An E1 costs $50,000 a month in Nigeria, Ghana and Benin but costs $225,000 in Angola and Cameroon and $300,000 in South Africa. The disparity cannot be solely accounted for by the greater distances involved. His corporate networks have connected Accra to Takoradi, Tema and Kumasi in Ghana and customers in North Mozambique send by satellite to Maputo and then go by fibre into South Africa. It is achieving a 750 second latency on data from North Ghana that travels up to London and back to Accra. But dealing with monopoly incumbent providers on SAT3 fibre is a problem:”Nitel restricts the use of SAT3. It won’t give us another E1 unless we use their facilities and who would want to do that?” In answer to a question from Bill Hearmon of Dynacom, he said that the actual cost of delivering a minute was around 1 cent.

* The Mauritian Minister of Industry and Financial Services who opened the conference said that the newly opened Cyber-Tower, one of the jewels in the crown for the Mauritian national ICT strategy, already had 13 operators in it and would be 75% full by the end of the year. The Government is also using generous tax incentives to attract call centres and back office opportunities.

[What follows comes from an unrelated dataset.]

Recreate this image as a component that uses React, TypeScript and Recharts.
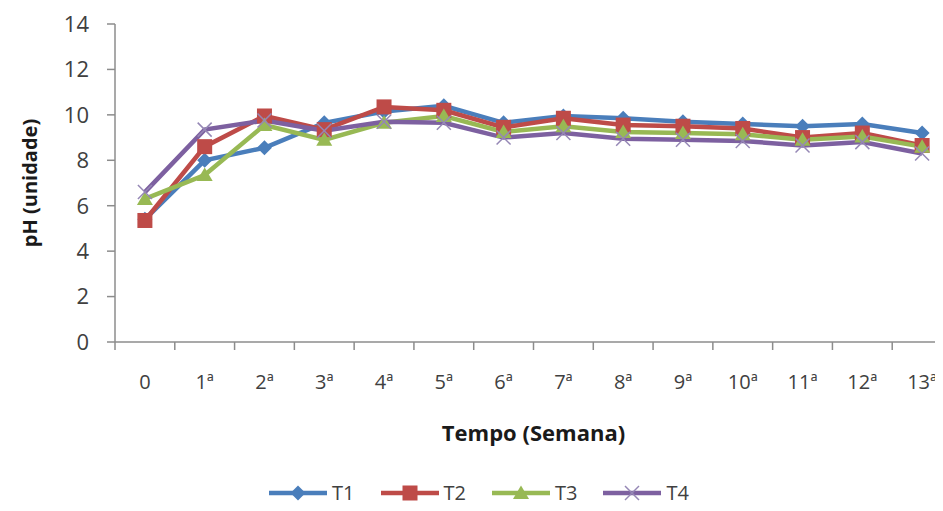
import React from 'react';
import { LineChart, Line, XAxis, YAxis } from 'recharts';

// semanas de coleta
const semanas = ['0', '1ª', '2ª', '3ª', '4ª', '5ª', '6ª', '7ª', '8ª', '9ª', '10ª', '11ª', '12ª', '13ª'];

// pH por tratamento
const t1 = [5.4, 8.0, 8.55, 9.65, 10.15, 10.4, 9.65, 9.95, 9.85, 9.7, 9.6, 9.5, 9.6, 9.2];
const t2 = [5.35, 8.6, 9.95, 9.35, 10.35, 10.2, 9.45, 9.85, 9.55, 9.5, 9.4, 9.0, 9.2, 8.65];
const t3 = [6.3, 7.35, 9.55, 8.9, 9.65, 9.95, 9.25, 9.5, 9.25, 9.2, 9.15, 8.9, 9.05, 8.6];
const t4 = [6.6, 9.35, 9.75, 9.3, 9.7, 9.65, 9.0, 9.2, 8.95, 8.9, 8.85, 8.65, 8.8, 8.3];

const series = ['T1', 'T2', 'T3', 'T4'];
const yTicks = [0, 2, 4, 6, 8, 10, 12, 14];

const dados = semanas.map((s, i) => ({ x: i, semana: s, T1: t1[i], T2: t2[i], T3: t3[i], T4: t4[i] }));

// ticks nas divisas entre categorias + rótulos no centro
const xTicks = semanas.flatMap((_, i) => [i - 0.5, i]).concat(semanas.length - 0.5);

const FONT = '"Open Sans", sans-serif';
const AXIS = '#8c8c8c';

const cores: Record<string, string> = {
  T1: '#4A7EBB',
  T2: '#BE4B48',
  T3: '#98B954',
  T4: '#7D60A0',
};

const marcador = (serie: string, cx: number, cy: number, key?: string) => {
  if (serie === 'T1') {
    const r = 7.5;
    return <path key={key} d={`M${cx},${cy - r}L${cx + r},${cy}L${cx},${cy + r}L${cx - r},${cy}Z`} fill={cores.T1} />;
  }
  if (serie === 'T2') {
    const r = 7.5;
    return <rect key={key} x={cx - r} y={cy - r} width={r * 2} height={r * 2} fill={cores.T2} />;
  }
  if (serie === 'T3') {
    return <path key={key} d={`M${cx},${cy - 7.5}L${cx + 8},${cy + 6}L${cx - 8},${cy + 6}Z`} fill={cores.T3} />;
  }
  const r = 7;
  return (
    <g key={key}>
      <line x1={cx - r} y1={cy - r} x2={cx + r} y2={cy + r} stroke="#9587B5" strokeWidth={1.5} />
      <line x1={cx - r} y1={cy + r} x2={cx + r} y2={cy - r} stroke="#9587B5" strokeWidth={1.5} />
    </g>
  );
};

const dotDe = (serie: string) => (props: any) => marcador(serie, props.cx, props.cy, `${serie}-${props.index}`);

const XTick = ({ x, y, payload }: any) => {
  const v = payload.value;
  if (Number.isInteger(v)) {
    return (
      <text x={x} y={y + 47} textAnchor="middle" fill="#404040" fontSize={20} fontFamily={FONT}>
        {semanas[v]}
      </text>
    );
  }
  return <line x1={x} y1={y} x2={x} y2={y + 8} stroke={AXIS} strokeWidth={1.5} />;
};

const Legenda = () => (
  <div
    style={{
      position: 'absolute',
      left: 0,
      top: 480,
      width: 958,
      height: 26,
      display: 'flex',
      justifyContent: 'center',
      alignItems: 'center',
      fontFamily: FONT,
      fontSize: 20,
      lineHeight: '24px',
      color: '#404040',
    }}
  >
    {series.map((s) => (
      <div key={s} style={{ display: 'flex', alignItems: 'center', margin: '0 13px' }}>
        <svg width={58} height={18} style={{ marginRight: 5 }}>
          <line x1={0} y1={9} x2={58} y2={9} stroke={cores[s]} strokeWidth={4.5} />
          {marcador(s, 29, 9)}
        </svg>
        <span>{s}</span>
      </div>
    ))}
  </div>
);

export default function App() {
  return (
    <div style={{ margin: -8, width: 943, height: 511, overflow: 'hidden', position: 'relative', background: '#fff' }}>
      <LineChart width={960} height={511} data={dados} margin={{ top: 24, right: 8, bottom: 40, left: 0 }}>
        <XAxis
          dataKey="x"
          type="number"
          domain={[-0.5, semanas.length - 0.5]}
          ticks={xTicks}
          interval={0}
          tick={<XTick />}
          tickLine={false}
          tickSize={0}
          tickMargin={0}
          height={129}
          axisLine={{ stroke: AXIS, strokeWidth: 1.5 }}
          label={{
            value: 'Tempo (Semana)',
            position: 'insideBottom',
            offset: 30,
            style: { fontFamily: FONT, fontWeight: 'bold', fontSize: 22, fill: '#1a1a1a' },
          }}
        />
        <YAxis
          domain={[0, 14]}
          ticks={yTicks}
          width={115}
          tickSize={8}
          tickMargin={18}
          tick={{ fill: '#404040', fontSize: 22, fontFamily: FONT }}
          tickLine={{ stroke: AXIS, strokeWidth: 1.5 }}
          axisLine={{ stroke: AXIS, strokeWidth: 1.5 }}
          label={{
            value: 'pH (unidade)',
            angle: -90,
            position: 'insideLeft',
            offset: 30,
            style: { textAnchor: 'middle', fontFamily: FONT, fontWeight: 'bold', fontSize: 20, fill: '#1a1a1a' },
          }}
        />
        {series.map((s) => (
          <Line
            key={s}
            dataKey={s}
            name={s}
            stroke={cores[s]}
            strokeWidth={4.5}
            dot={dotDe(s)}
            activeDot={false}
            isAnimationActive={false}
          />
        ))}
      </LineChart>
      <Legenda />
    </div>
  );
}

* Apparently Kenya Telkom MD John Waweru wanted to lay off 6,000 of his (CHECK NO considerable workforce) but the Government has been unwilling to provide the severance funding needed. Pity the poor man for as he himself says he could run the company with just 2,000 employees. Also illegal, internal call diversion remains a big problem despite it being stopped when the management was changed.

* Martin Jarrold of the Global VSAT Forum launched its report, Open and Closed Skies: satellite access in Africa. It looked at three countries – Nigeria, Tanzania and Algeria – concluding that the liberal regulatory of Nigeria was the most successful of the case studies in opening access to bandwidth and lowering prices. It was particularly important to have a clear legal separation between Government and regulator. It makes three key recommendations: streamlining licensing by allowing blanket licensing for several country licences; keeping the levels of licensing fees realistic; and speeding up equipment certification (with improved type approvals for low-cost internet equipment).

* Yves Desmet of VoIP equipment manufacturer Verso Technologies said that the portability of numbers using VoIP posed considerable commercial and regulatory challenges. If you take your Nigerian number to London, how does the company know what to charge.